At which stage I appear to be arguing strongly against my own original proposition, but not so.

I believe that the best of modern cinema is as good as, and in many ways better than, anything that has gone before except... well, except particularly in one area - comedy. With the exception of Woody Allen (all right, I know he's an acquired taste and a lot of you haven't acquired it yet) there's nobody around today who can compare with the giants of the past.

Jim Carrey? Oh, please! I'll admit he's funnier than Jerry Lewis but that's as far as I'm prepared to go.

But think of now and think of then and tell me who bears comparison with Harold Lloyd or Laurel and Hardy. You can't, can you? So OK, here's another one: where is the modern equivalent of WC Fields, a savagely unsentimental comedian so far ahead of his time that I don't think he's properly appreciated to this day. For that matter, where's the latterday Charlie Chaplin?

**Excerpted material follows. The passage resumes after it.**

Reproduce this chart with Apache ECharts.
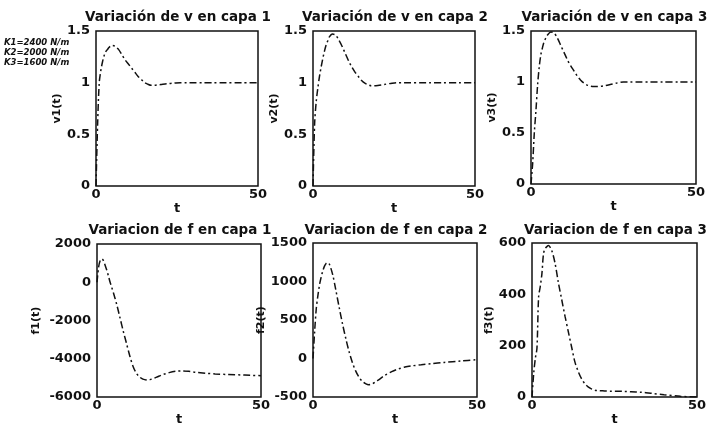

To tell you the truth I'm on dangerous ground here because, except in his short films which were hilarious, I don't think all that much of Charlie Chaplin. He was too sentimental, too manipulative, for my taste, but even so at his best he was pretty nearly peerless. Pretty nearly - but not quite because Buster Keaton, though an entirely different kind of comedian, was certainly his equal.

Keaton was a superb clown, a brilliant acrobat and a master of comic timing and what, for me, gives him the edge over Chaplin is that he never sought our pity. He may, like Chaplin, have represented the little fellow: continually beset by a cruel world, but unlike Chaplin he never made a fuss about it.

With that remarkable deadpan face, on which the twitch of an eyebrow was, for him, the equivalent of an emotional explosion, he just got on with things, taking every setback in his stride and gradually, subtly, showing us the absurdity of life.

Keaton didn't enjoy the professional longevity of Chaplin. At the height of his fame he wrecked his own career, first by accepting an ill-advised contract with MGM, under which he signed away the right of total control over his work, and then by plunging into alcoholism.

For many years he was practically forgotten. But in the late forties a series of personal appearances at the Cirque Medrano in Paris revived his reputation and with it, belatedly, his career.

Today, quite rightly, he is still revered as one of the greats and, of course, there's nobody around whose name deserves to be mentioned in the same breath as his. Maybe the trouble is that modern comics strive too hard to be sophisticated and knowing. What we've lost over the years is innocence and, as Keaton and company prove, innocence is an integral part of comedy.